» **Requirement**
Starting at the line that contains "Emit a Python" and stopping at the line that contains "0.625, 0.54, 0.44]", copy every line exactly, both ends included, without the pictures.

>>>>

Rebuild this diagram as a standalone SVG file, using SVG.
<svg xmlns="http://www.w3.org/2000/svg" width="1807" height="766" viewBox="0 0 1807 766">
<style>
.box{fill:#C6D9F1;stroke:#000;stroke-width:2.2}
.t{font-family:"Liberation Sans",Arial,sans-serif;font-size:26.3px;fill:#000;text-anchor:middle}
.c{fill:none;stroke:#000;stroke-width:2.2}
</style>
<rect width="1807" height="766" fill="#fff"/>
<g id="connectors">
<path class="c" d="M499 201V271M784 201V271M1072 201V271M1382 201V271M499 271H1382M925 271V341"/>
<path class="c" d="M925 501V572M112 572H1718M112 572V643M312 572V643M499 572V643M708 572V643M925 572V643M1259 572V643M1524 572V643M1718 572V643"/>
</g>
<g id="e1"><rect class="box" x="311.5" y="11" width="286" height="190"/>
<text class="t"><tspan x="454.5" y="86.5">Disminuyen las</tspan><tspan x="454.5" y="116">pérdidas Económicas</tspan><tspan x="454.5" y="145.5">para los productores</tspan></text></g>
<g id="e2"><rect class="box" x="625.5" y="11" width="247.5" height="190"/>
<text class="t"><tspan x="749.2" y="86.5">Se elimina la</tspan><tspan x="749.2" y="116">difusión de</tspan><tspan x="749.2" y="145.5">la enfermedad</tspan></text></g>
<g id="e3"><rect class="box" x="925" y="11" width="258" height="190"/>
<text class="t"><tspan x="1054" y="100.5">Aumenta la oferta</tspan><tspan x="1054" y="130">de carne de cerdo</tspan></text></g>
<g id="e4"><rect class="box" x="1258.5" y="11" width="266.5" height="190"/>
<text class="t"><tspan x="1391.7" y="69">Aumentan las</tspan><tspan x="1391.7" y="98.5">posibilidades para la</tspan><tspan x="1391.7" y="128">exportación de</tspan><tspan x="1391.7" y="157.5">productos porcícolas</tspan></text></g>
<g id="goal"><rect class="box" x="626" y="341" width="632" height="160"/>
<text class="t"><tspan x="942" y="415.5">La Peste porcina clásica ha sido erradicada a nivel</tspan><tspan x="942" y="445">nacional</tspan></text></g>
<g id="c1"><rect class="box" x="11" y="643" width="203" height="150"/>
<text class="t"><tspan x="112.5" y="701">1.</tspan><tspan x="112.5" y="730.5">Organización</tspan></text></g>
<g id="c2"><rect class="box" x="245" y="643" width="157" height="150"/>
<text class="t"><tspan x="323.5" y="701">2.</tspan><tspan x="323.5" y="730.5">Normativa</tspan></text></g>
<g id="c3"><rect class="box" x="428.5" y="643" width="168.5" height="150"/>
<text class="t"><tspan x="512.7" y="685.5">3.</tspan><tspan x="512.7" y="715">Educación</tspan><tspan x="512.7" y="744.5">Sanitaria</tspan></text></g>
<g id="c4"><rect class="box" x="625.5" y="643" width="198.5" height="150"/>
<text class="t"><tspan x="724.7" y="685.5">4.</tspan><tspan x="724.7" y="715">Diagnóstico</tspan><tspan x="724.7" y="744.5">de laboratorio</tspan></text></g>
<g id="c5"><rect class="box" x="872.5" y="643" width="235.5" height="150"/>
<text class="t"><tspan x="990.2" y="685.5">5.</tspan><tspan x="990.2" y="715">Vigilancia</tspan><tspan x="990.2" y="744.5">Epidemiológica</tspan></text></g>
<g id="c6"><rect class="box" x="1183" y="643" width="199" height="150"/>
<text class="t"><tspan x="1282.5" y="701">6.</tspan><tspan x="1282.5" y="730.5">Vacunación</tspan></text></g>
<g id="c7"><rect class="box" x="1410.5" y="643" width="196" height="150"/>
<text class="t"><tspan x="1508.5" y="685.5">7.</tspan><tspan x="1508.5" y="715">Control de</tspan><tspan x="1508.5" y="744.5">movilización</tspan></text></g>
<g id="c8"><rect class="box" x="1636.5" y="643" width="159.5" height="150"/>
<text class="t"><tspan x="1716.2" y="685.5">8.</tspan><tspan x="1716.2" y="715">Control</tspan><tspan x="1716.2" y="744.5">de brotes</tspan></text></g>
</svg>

<<<<
>>>>

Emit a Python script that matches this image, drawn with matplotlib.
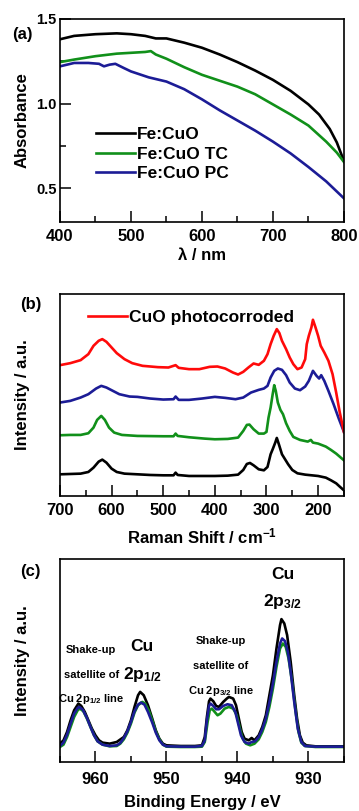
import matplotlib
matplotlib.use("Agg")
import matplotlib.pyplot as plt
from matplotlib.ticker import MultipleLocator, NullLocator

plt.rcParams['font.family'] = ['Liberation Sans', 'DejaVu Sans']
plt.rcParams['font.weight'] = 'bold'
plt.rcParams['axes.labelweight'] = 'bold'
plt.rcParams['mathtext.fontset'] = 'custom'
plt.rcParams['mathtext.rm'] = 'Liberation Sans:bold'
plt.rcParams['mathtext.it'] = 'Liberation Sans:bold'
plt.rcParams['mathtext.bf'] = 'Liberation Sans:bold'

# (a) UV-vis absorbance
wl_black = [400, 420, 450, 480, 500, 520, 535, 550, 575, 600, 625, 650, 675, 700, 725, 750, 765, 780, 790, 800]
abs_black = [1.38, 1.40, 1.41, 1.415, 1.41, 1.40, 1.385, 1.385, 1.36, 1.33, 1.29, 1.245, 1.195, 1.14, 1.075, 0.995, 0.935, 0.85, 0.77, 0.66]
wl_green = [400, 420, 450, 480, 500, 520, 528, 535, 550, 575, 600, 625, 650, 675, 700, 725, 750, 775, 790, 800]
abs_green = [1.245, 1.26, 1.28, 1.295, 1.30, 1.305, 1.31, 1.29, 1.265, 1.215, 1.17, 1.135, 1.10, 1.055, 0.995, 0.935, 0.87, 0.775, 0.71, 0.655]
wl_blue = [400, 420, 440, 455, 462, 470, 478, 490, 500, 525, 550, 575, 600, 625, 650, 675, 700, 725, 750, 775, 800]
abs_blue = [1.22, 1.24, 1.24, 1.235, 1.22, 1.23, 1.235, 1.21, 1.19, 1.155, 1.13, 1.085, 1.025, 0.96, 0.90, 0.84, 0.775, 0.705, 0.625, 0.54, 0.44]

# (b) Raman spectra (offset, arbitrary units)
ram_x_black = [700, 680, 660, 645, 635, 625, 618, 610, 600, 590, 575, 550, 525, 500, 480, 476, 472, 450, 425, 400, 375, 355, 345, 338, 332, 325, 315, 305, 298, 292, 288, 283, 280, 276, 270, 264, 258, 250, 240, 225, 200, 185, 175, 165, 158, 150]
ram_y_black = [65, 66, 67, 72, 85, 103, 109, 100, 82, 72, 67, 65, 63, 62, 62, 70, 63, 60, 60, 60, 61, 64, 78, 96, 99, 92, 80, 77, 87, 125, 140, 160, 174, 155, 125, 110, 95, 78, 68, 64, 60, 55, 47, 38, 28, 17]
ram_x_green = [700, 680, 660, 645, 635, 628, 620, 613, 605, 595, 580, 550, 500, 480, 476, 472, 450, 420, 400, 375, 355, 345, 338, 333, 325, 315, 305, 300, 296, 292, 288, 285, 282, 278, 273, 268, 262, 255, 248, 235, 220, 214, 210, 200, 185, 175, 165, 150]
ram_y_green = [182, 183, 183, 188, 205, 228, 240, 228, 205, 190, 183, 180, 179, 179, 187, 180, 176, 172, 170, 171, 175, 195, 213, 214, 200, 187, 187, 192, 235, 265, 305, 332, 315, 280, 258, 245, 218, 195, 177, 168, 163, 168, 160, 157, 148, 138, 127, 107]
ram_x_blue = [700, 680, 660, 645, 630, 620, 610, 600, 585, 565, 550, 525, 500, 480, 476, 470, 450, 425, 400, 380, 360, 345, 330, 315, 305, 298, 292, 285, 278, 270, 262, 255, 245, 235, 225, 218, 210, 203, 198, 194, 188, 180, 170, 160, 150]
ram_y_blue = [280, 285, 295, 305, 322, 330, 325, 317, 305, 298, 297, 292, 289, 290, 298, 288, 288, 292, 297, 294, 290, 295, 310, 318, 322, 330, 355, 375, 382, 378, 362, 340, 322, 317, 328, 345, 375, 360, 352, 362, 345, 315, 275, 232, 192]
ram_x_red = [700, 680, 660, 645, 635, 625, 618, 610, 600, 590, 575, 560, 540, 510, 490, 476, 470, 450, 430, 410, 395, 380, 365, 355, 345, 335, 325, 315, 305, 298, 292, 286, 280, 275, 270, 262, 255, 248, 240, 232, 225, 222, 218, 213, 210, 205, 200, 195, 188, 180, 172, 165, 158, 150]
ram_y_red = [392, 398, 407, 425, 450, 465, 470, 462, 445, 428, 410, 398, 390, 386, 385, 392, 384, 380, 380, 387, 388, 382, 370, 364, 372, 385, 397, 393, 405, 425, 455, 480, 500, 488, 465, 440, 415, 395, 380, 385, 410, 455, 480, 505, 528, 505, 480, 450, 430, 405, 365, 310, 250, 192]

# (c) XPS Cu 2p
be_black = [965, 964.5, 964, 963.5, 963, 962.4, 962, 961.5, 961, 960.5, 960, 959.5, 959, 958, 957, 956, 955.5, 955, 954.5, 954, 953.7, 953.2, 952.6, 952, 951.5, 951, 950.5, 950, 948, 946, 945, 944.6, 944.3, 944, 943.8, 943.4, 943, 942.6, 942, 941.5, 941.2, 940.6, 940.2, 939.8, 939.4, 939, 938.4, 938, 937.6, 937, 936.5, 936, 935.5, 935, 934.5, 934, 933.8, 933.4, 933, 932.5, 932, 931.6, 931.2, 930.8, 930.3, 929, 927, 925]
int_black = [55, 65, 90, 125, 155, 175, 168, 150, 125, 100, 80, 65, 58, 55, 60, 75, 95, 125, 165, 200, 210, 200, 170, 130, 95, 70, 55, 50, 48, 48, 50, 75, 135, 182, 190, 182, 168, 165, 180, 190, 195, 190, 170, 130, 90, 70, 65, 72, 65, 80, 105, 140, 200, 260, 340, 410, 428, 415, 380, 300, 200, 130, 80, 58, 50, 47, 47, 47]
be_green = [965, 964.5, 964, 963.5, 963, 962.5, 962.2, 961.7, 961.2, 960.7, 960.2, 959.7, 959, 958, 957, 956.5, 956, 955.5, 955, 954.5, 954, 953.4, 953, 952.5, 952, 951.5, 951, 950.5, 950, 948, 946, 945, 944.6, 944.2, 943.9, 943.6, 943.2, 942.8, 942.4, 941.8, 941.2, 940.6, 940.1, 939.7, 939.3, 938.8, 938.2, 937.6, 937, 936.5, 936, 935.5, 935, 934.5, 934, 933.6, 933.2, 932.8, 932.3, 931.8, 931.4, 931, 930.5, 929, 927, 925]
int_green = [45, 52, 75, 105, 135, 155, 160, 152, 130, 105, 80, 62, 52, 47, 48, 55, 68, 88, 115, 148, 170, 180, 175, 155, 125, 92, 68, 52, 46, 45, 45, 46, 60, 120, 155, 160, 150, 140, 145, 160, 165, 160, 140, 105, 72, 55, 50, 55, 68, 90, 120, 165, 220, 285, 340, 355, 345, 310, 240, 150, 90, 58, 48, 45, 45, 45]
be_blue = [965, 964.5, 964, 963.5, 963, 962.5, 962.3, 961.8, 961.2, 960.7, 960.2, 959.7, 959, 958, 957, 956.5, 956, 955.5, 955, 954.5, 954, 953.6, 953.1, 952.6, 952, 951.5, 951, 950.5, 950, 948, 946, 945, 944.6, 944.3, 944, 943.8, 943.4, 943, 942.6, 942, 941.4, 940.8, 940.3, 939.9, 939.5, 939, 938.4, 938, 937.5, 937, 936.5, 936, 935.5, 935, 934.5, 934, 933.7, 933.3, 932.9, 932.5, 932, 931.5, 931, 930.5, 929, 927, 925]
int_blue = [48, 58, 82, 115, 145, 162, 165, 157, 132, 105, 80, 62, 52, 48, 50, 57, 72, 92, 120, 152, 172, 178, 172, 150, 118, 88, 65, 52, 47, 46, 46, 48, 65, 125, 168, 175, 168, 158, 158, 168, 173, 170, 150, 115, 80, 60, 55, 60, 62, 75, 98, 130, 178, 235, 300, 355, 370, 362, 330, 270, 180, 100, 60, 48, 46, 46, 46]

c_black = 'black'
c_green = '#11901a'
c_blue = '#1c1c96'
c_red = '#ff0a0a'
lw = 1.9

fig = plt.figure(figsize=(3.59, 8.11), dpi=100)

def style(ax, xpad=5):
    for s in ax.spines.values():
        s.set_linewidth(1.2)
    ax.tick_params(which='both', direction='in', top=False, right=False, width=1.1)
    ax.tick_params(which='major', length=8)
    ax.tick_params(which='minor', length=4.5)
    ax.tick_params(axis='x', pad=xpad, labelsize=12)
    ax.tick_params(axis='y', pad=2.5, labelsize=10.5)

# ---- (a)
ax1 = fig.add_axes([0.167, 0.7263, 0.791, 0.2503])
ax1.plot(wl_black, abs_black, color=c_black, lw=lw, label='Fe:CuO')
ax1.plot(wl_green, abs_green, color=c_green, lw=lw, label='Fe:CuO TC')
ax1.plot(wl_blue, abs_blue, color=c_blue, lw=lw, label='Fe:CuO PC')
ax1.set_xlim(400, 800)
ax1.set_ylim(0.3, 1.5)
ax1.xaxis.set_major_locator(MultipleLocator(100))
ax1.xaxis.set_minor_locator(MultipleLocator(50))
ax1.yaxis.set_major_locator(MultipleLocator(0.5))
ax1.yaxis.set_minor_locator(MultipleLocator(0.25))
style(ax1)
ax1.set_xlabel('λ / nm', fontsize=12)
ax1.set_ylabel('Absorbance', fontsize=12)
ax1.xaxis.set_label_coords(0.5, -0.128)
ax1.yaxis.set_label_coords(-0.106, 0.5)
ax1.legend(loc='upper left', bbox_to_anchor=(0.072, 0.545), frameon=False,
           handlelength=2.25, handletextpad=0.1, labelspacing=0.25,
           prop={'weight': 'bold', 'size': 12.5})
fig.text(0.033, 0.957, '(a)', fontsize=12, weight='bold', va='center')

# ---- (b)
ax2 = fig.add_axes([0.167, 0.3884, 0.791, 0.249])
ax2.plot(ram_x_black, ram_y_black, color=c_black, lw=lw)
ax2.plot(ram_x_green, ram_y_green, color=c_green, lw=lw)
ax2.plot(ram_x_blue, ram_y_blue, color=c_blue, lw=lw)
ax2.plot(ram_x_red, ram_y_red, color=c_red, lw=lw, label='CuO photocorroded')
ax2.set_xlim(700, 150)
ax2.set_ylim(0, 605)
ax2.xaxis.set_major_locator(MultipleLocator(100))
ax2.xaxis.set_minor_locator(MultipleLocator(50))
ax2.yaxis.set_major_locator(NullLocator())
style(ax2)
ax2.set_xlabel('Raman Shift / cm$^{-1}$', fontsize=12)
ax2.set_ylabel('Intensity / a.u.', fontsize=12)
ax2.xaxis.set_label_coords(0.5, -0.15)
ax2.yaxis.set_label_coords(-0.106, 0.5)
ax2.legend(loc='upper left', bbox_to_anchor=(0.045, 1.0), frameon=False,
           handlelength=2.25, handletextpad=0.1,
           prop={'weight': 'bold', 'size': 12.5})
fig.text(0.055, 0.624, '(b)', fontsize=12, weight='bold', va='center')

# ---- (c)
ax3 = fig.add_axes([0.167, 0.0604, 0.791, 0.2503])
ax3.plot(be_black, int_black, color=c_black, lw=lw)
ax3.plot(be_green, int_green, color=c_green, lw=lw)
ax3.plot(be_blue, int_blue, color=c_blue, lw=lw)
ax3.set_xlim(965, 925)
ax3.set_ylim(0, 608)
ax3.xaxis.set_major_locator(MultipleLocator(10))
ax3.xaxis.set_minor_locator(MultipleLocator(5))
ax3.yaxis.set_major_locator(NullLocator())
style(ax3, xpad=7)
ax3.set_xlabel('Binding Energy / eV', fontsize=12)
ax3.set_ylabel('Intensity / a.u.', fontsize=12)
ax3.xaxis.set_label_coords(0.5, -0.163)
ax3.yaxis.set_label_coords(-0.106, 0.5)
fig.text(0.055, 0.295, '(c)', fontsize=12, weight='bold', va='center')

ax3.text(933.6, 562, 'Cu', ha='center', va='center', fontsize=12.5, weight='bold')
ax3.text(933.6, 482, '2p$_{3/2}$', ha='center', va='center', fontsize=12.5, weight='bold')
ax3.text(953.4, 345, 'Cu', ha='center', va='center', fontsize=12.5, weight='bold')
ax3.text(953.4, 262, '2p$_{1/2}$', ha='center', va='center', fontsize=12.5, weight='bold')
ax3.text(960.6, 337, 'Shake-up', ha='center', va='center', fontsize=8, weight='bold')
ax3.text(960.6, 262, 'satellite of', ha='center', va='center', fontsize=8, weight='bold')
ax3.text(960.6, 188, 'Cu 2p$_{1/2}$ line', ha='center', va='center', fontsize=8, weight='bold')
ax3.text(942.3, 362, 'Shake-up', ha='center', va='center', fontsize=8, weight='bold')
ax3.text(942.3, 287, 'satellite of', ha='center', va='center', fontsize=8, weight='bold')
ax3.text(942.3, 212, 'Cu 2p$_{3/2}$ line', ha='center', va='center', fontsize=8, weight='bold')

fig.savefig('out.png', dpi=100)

<<<<
>>>>

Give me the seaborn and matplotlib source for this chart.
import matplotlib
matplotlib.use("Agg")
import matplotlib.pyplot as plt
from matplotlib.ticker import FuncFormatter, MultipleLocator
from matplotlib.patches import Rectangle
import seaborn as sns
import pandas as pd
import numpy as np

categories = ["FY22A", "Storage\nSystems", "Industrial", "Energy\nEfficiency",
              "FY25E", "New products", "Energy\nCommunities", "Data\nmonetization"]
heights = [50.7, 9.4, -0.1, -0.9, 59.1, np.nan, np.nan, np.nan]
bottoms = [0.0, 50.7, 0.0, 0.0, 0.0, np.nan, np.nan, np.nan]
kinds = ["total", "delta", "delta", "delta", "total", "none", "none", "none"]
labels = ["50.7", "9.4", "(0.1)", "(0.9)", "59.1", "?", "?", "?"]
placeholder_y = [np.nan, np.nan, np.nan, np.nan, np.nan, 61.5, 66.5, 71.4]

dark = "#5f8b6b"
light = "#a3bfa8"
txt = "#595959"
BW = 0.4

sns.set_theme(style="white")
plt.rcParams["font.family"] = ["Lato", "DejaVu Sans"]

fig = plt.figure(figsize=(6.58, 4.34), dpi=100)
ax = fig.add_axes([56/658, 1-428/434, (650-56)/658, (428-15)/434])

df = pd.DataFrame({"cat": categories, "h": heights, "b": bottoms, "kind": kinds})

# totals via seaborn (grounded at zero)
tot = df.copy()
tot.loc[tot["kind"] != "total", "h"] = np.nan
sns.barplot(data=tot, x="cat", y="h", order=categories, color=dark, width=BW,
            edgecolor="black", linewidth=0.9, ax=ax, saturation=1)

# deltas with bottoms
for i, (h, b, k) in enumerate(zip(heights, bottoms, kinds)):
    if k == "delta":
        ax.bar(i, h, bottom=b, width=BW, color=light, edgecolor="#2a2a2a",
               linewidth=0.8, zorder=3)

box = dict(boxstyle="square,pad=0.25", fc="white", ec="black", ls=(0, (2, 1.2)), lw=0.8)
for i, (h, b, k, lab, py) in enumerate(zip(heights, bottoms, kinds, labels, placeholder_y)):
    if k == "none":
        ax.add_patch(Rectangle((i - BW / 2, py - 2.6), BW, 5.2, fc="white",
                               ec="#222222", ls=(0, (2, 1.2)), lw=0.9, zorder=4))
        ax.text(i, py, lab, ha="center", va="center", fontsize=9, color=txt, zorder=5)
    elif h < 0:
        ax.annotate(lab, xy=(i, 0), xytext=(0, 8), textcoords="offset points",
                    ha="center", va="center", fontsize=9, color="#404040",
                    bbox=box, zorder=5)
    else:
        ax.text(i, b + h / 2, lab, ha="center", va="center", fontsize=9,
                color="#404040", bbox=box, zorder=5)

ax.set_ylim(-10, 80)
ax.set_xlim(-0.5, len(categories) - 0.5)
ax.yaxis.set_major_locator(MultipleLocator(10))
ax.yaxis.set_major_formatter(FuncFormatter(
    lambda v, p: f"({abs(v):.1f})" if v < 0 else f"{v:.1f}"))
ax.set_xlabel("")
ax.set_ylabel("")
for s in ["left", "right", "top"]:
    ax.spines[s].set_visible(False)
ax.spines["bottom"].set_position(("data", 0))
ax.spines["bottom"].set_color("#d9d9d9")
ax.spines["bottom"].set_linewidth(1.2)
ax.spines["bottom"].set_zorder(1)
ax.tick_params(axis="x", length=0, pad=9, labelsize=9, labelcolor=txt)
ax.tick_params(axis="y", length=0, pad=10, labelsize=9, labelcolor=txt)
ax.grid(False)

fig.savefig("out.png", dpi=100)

<<<<

» **Task answer**
Emit a Python script that matches this image, drawn with matplotlib.
import matplotlib
matplotlib.use("Agg")
import matplotlib.pyplot as plt
from matplotlib.ticker import MultipleLocator, NullLocator

plt.rcParams['font.family'] = ['Liberation Sans', 'DejaVu Sans']
plt.rcParams['font.weight'] = 'bold'
plt.rcParams['axes.labelweight'] = 'bold'
plt.rcParams['mathtext.fontset'] = 'custom'
plt.rcParams['mathtext.rm'] = 'Liberation Sans:bold'
plt.rcParams['mathtext.it'] = 'Liberation Sans:bold'
plt.rcParams['mathtext.bf'] = 'Liberation Sans:bold'

# (a) UV-vis absorbance
wl_black = [400, 420, 450, 480, 500, 520, 535, 550, 575, 600, 625, 650, 675, 700, 725, 750, 765, 780, 790, 800]
abs_black = [1.38, 1.40, 1.41, 1.415, 1.41, 1.40, 1.385, 1.385, 1.36, 1.33, 1.29, 1.245, 1.195, 1.14, 1.075, 0.995, 0.935, 0.85, 0.77, 0.66]
wl_green = [400, 420, 450, 480, 500, 520, 528, 535, 550, 575, 600, 625, 650, 675, 700, 725, 750, 775, 790, 800]
abs_green = [1.245, 1.26, 1.28, 1.295, 1.30, 1.305, 1.31, 1.29, 1.265, 1.215, 1.17, 1.135, 1.10, 1.055, 0.995, 0.935, 0.87, 0.775, 0.71, 0.655]
wl_blue = [400, 420, 440, 455, 462, 470, 478, 490, 500, 525, 550, 575, 600, 625, 650, 675, 700, 725, 750, 775, 800]
abs_blue = [1.22, 1.24, 1.24, 1.235, 1.22, 1.23, 1.235, 1.21, 1.19, 1.155, 1.13, 1.085, 1.025, 0.96, 0.90, 0.84, 0.775, 0.705, 0.625, 0.54, 0.44]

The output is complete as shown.